1. ## C.L.T hypothesis testing

People who diet can expect to lose an average of 3kg in a month. In a book, the authors claim that people who follow a new diet will lose an average of more than 3kg in a month. The weight losses of the 180 people in a random sample who had followed the new diet for a month were noted. The mean was 3.3 kg and the standard deviation was 2.8kg.

(i)Test the authors claim at the 5% significance level, stating your null and alternative hypothesis.

I didnt think I had problems but the example answer given divides the standard deviation by 179 when standardizing to the normal distribution. Why not 180. Is there some other technique requiring a loss of 1 degree of freedom???
It mentions that if 180 is used then the answer will be sligtly less.

Thanks.

2. With a normal approximation to an integer based random variable, quite often one will add or subtract .5. That's splitting the difference between the two sets.
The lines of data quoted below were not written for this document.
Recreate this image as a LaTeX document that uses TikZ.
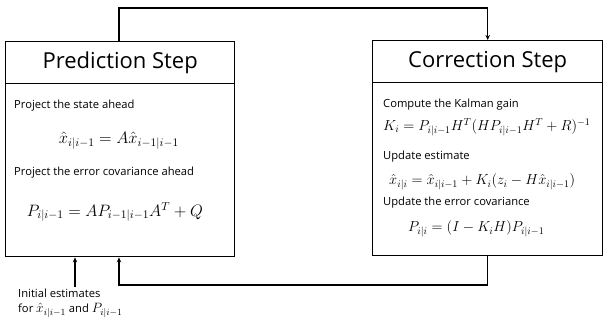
\RequirePackage{fix-cm}
\documentclass[tikz,border=0pt]{standalone}
\usepackage{fontspec}
\setmainfont{Open Sans}
\usetikzlibrary{arrows.meta}
\begin{document}
\begin{tikzpicture}[x=1pt,y=-1pt,
  box/.style={draw,line width=1.4pt,inner sep=0pt,anchor=north west},
  conn/.style={line width=1.4pt},
  arr/.style={conn,-{Stealth[length=5pt,width=4.5pt]}},
  title/.style={font=\fontsize{22}{26}\selectfont},
  body/.style={font=\fontsize{11.2}{14}\selectfont,anchor=west,inner sep=0pt},
  eq/.style={font=\fontsize{16.5}{20}\selectfont,inner sep=0pt,anchor=east},
  eqs/.style={font=\fontsize{14.5}{17}\selectfont,inner sep=0pt,anchor=west}]
\useasboundingbox (0,0) rectangle (603,322);
% left box
\node[box,minimum width=229pt,minimum height=42pt] (predhead) at (5,41) {};
\node[box,minimum width=229pt,minimum height=173pt] (predbody) at (5,83) {};
\node[title] (pt) at (predhead.center) {Prediction Step};
\node[body] (p1) at (14,106) {Project the state ahead};
\node[eq] (p2) at (179,141) {$\hat{x}_{i|i-1} = A\hat{x}_{i-1|i-1}$};
\node[body] (p3) at (14,173) {Project the error covariance ahead};
\node[eq] (p4) at (203,212) {$P_{i|i-1} = AP_{i-1|i-1}A^{T} + Q$};
% right box
\node[box,minimum width=230pt,minimum height=42pt] (corrhead) at (372,40) {};
\node[box,minimum width=230pt,minimum height=173pt] (corrbody) at (372,82) {};
\node[title] (ct) at (corrhead.center) {Correction Step};
\node[body] (c1) at (383,105) {Compute the Kalman gain};
\node[eqs] (c2) at (383,127) {$K_i = P_{i|i-1}H^{T}(HP_{i|i-1}H^{T} + R)^{-1}$};
\node[body] (c3) at (383,157) {Update estimate};
\node[eqs] (c4) at (389,182) {$\hat{x}_{i|i} = \hat{x}_{i|i-1} + K_i(z_i - H\hat{x}_{i|i-1})$};
\node[body] (c5) at (383,203) {Update the error covariance};
\node[eqs] (c6) at (408,229) {$P_{i|i} = (I - K_iH)P_{i|i-1}$};
% initial text
\node[body,anchor=north west,align=left,font=\fontsize{11.2}{15}\selectfont] (init) at (18,289) {Initial estimates\\for {\fontsize{13.5}{15}\selectfont$\hat{x}_{i|i-1}$} and {\fontsize{13.5}{15}\selectfont$P_{i|i-1}$}};
% connectors
\coordinate (t1) at (119,8);
\coordinate (t2) at (119,285);
\coordinate (i0) at (75,287);
\draw[arr] (predhead.north -| t1) -- (t1) -| (corrhead.north);
\draw[arr] (corrbody.south) |- (t2) -- (predbody.south -| t2);
\draw[arr] (i0) -- (predbody.south -| i0);
\end{tikzpicture}
\end{document}
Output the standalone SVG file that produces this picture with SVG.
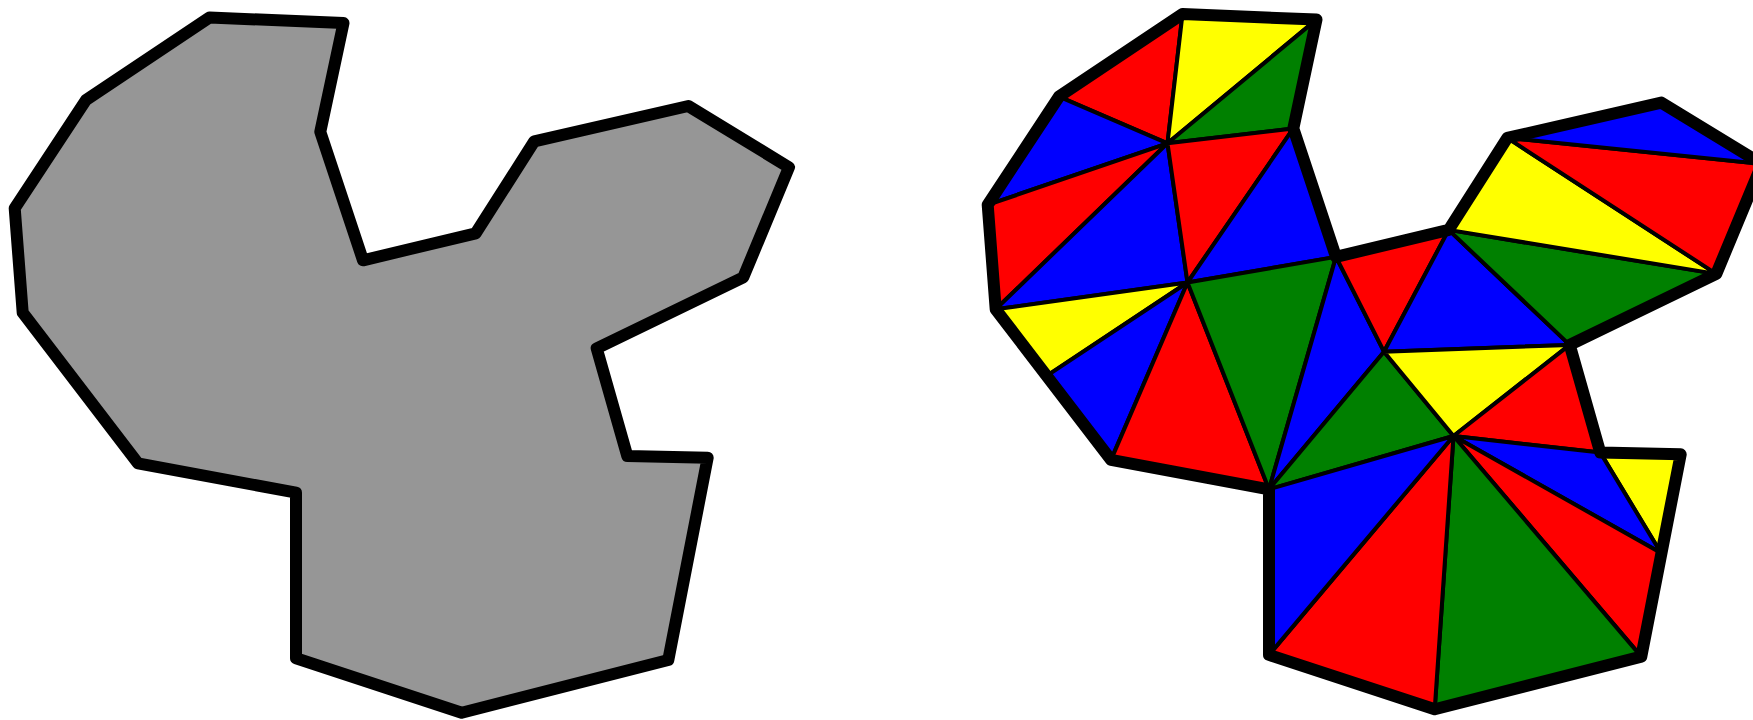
<svg xmlns="http://www.w3.org/2000/svg" width="1753" height="720" viewBox="0 0 1753 720">
<style>
.outline{fill:none;stroke:#000;stroke-width:12;stroke-linejoin:round}
.t{stroke:#000;stroke-width:4;stroke-linejoin:round}
.r{fill:#ff0000}.y{fill:#ffff00}.g{fill:#008000}.b{fill:#0000ff}
</style>
<rect width="1753" height="720" fill="#fff"/>
<g id="gray-polygon">
<polygon points="209.5,17.5 343.5,23 320.3,131.8 363,260.3 475.7,233.3 534.3,141.3 688.3,106 789,167.3 743.3,277.3 596.7,348.3 627.3,456 707.7,457.7 668.3,660 461.7,712.7 296,658.3 296,492.7 138,463.3 22.7,312.7 14.7,208.3 86,100" fill="#969696" stroke="#000" stroke-width="12" stroke-linejoin="round"/>
</g>
<g id="triangulation">
<polygon class="t r" points="1059,96.6 1182.5,14.1 1167.5,143.3"/>
<polygon class="t y" points="1182.5,14.1 1316.5,19.6 1167.5,143.3"/>
<polygon class="t g" points="1316.5,19.6 1293.3,128.4 1167.5,143.3"/>
<polygon class="t b" points="1059,96.6 1167.5,143.3 987.7,204.9"/>
<polygon class="t r" points="987.7,204.9 1167.5,143.3 995.7,309.3"/>
<polygon class="t b" points="995.7,309.3 1167.5,143.3 1187.5,282.5"/>
<polygon class="t r" points="1167.5,143.3 1293.3,128.4 1187.5,282.5"/>
<polygon class="t b" points="1293.3,128.4 1336,256.9 1187.5,282.5"/>
<polygon class="t y" points="995.7,309.3 1187.5,282.5 1046.7,375.9"/>
<polygon class="t b" points="1046.7,375.9 1187.5,282.5 1111,459.9"/>
<polygon class="t r" points="1187.5,282.5 1111,459.9 1269,489.3"/>
<polygon class="t g" points="1187.5,282.5 1269,489.3 1336,256.9"/>
<polygon class="t b" points="1336,256.9 1384,351.7 1269,489.3"/>
<polygon class="t g" points="1269,489.3 1384,351.7 1453.5,436"/>
<polygon class="t r" points="1336,256.9 1448.7,229.9 1384,351.7"/>
<polygon class="t b" points="1448.7,229.9 1569.7,344.9 1384,351.7"/>
<polygon class="t y" points="1384,351.7 1569.7,344.9 1453.5,436"/>
<polygon class="t g" points="1448.7,229.9 1716.3,273.9 1569.7,344.9"/>
<polygon class="t y" points="1448.7,229.9 1507.3,137.9 1716.3,273.9"/>
<polygon class="t r" points="1507.3,137.9 1762,163.9 1716.3,273.9"/>
<polygon class="t b" points="1507.3,137.9 1661.3,102.6 1762,163.9"/>
<polygon class="t r" points="1453.5,436 1569.7,344.9 1600.3,452.6"/>
<polygon class="t y" points="1600.3,452.6 1680.7,454.3 1661,553"/>
<polygon class="t b" points="1453.5,436 1600.3,452.6 1661,553"/>
<polygon class="t r" points="1453.5,436 1661,553 1641.3,656.6"/>
<polygon class="t g" points="1453.5,436 1641.3,656.6 1434.7,709.3"/>
<polygon class="t r" points="1453.5,436 1434.7,709.3 1269,654.9"/>
<polygon class="t b" points="1453.5,436 1269,654.9 1269,489.3"/>
<polygon class="outline" points="1182.5,14.1 1316.5,19.6 1293.3,128.4 1336,256.9 1448.7,229.9 1507.3,137.9 1661.3,102.6 1762,163.9 1716.3,273.9 1569.7,344.9 1600.3,452.6 1680.7,454.3 1641.3,656.6 1434.7,709.3 1269,654.9 1269,489.3 1111,459.9 995.7,309.3 987.7,204.9 1059,96.6"/>
</g>
</svg>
BUT I don't see why you would do that here. This is not an integer based random variable like the binomial.
Nor why use 179 and not 179.5.

3. Originally Posted by woollybull
People who diet can expect to lose an average of 3kg in a month. In a book, the authors claim that people who follow a new diet will lose an average of more than 3kg in a month. The weight losses of the 180 people in a random sample who had followed the new diet for a month were noted. The mean was 3.3 kg and the standard deviation was 2.8kg.

(i)Test the authors claim at the 5% significance level, stating your null and alternative hypothesis.

I didnt think I had problems but the example answer given divides the standard deviation by 179 when standardizing to the normal distribution. Why not 180. Is there some other technique requiring a loss of 1 degree of freedom???
It mentions that if 180 is used then the answer will be sligtly less.

Thanks.
I suspect that the standard deviation quoted is:

$s=\sqrt{\frac{1}{180}\sum_i (x_i-\overline{x})^2}$

but you need the square root of the unbiased estimator for the population variance:

$s^*=\sqrt{\frac{1}{179}\sum_i(x_i-\overline{x})^2}$

So while you need to use $s^*/\sqrt{180}$ you get this by taking $s/\sqrt{179}$

Not that any of this makes much difference given the accuracy of the approximations and assumptions involved (or rather if it did make any difference the test is questionable and you will need more data)

CB

4. Thanks. That's what I was missing.